Evaluate $$\left(1+\sin\frac{\pi}{5}+i\cos\frac{\pi}{5}\right)^5+i\left(1+\sin\frac{\pi}{5}-i\cos\frac{\pi}{5}\right)^5$$
I did this by $$\left(1+\sin\frac{\pi}{5}+i\cos\frac{\pi}{5}\right)^5=\left(1+\cos\frac{3\pi}{10}+i\sin\frac{3\pi}{10}\right)^5$$ and get $0$
Does anyone have another idea?
Thanks
On
$$\frac{1+\sin x+i\cos x}{1+\sin x-i\cos x}=\frac{(1+\sin x+i\cos x)^2}{(1+\sin x)^2+\cos^2 x}$$
$$=\frac{2(1+\sin x)(\sin x+i\cos x)}{2(1+\sin x)}=\cos\left(\frac\pi2-x\right)+i\sin\left(\frac\pi2-x\right).$$ Apply de Movire's Theorem, you can get $$\left(\frac{1+\sin x+i\cos x}{1+\sin x-i\cos x}\right)^n=\cos n\left(\frac{\pi }{2}-x\right)+i\sin n\left(\frac{\pi}{2}-x\right).$$ In youe situation, take $x=\pi/5$. $$\left(1+\sin\frac{\pi}{5}+i\cos\frac{\pi}{5}\right)^5+i\left(1+\sin\frac{\pi}{5}-i\cos\frac{\pi}{5}\right)^5$$ $$=\left(\frac{1+\sin\frac{\pi}{5}+i\cos\frac{\pi}{5}}{1+\sin\frac{\pi}{5}-i\cos\frac{\pi}{5}}\right)^5+i=(-i)^5+i=0.$$
On
Using the facts that $(e^{\pi i/5})^5=e^{\pi i}=-1$ and $i^5=i$, we have
$$\begin{align} (1+\sin\pi/5+i\cos\pi/5)^5+i(1+\sin\pi/5-i\cos\pi/5) &=(1+ie^{-\pi i/5})^5+i(1-ie^{\pi i/5})^5\\ &=-(e^{\pi i/5})^5(1+ie^{-\pi i/5})^5+i^5(1-ie^{\pi i/5})^5\\ &=-(e^{\pi i/5}+i)^5+(i+e^{\pi i/5})^5\\ &=0 \end{align}$$
Say $z = \sin\frac{\pi}{5}+i\cos\frac{\pi}{5}$.

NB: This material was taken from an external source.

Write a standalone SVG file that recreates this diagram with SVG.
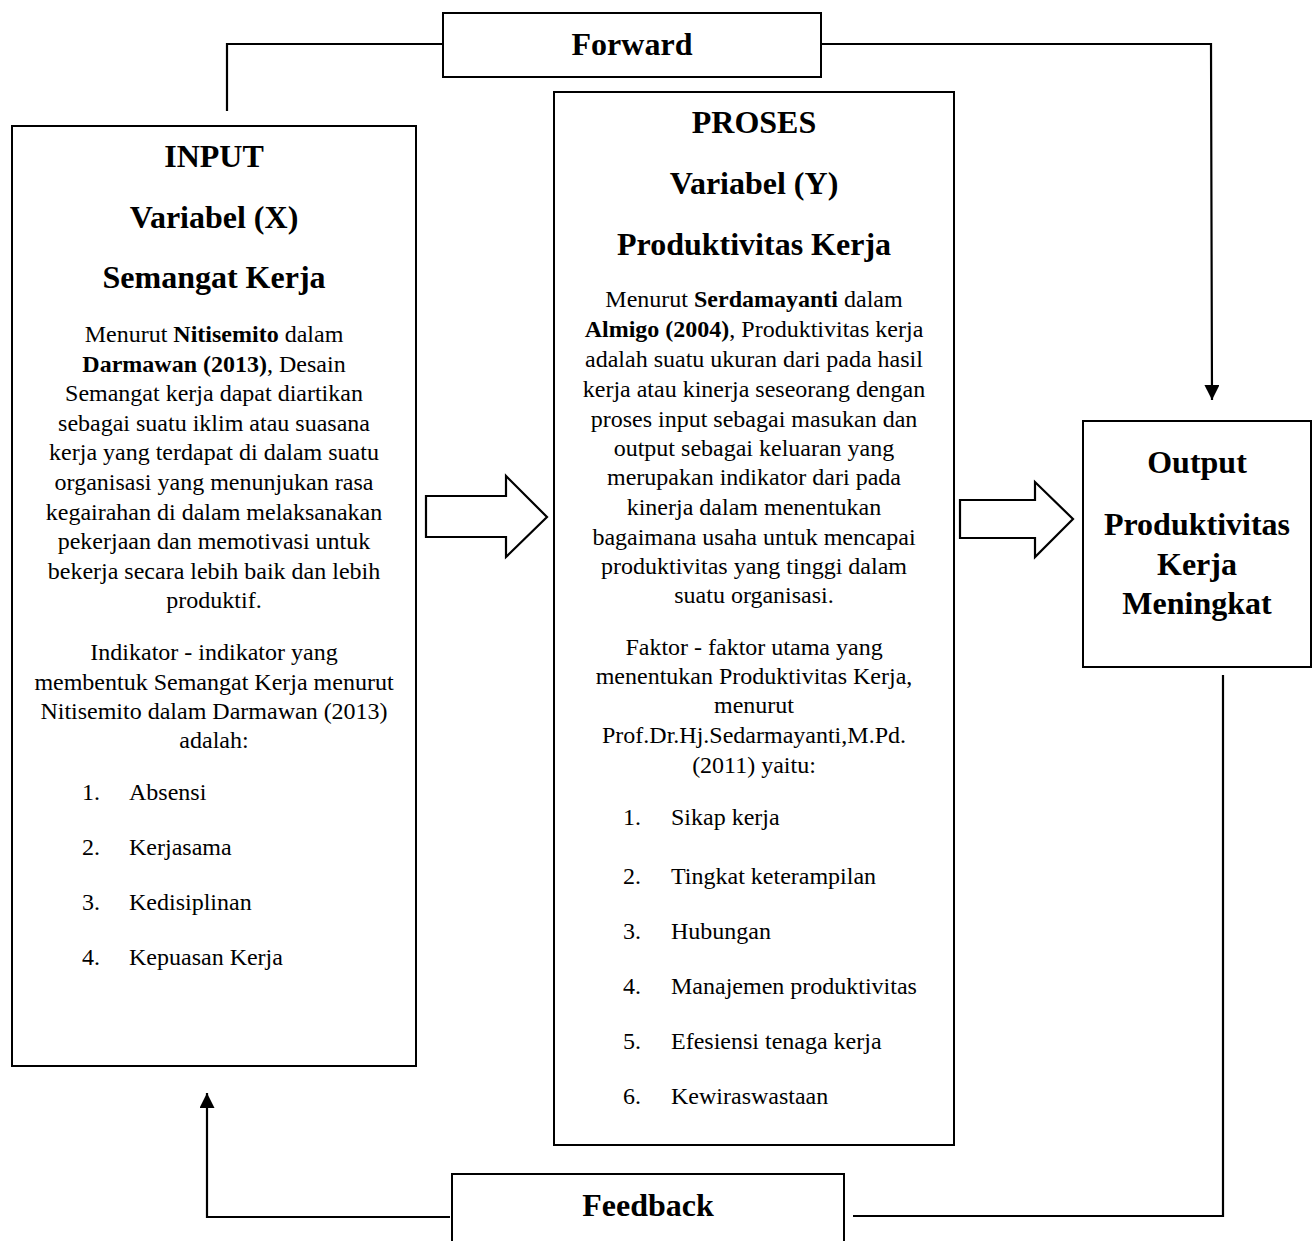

$\big($We have $-iz = \cos\frac{\pi}{5}-i\sin\frac{\pi}{5} = \cos\frac{-\pi}{5}+i\sin\frac{-\pi}{5}$, so $\boxed{z^5 = -i}$ by De'Moivre formula.$\big) $
Notice that $\bar{z}={1\over z}$.
Then your expression is \begin{eqnarray}w &=& (1+z)^5+i(1+\bar{z})^5\\ &=& (1+z)^5+i(1+{1\over z})^5\\ &=& (1+z)^5+i{(z+1)^5\over z^5}\\ &=& (1+z)^5+i{(z+1)^5\over -i}\\ &=& 0\\ \end{eqnarray}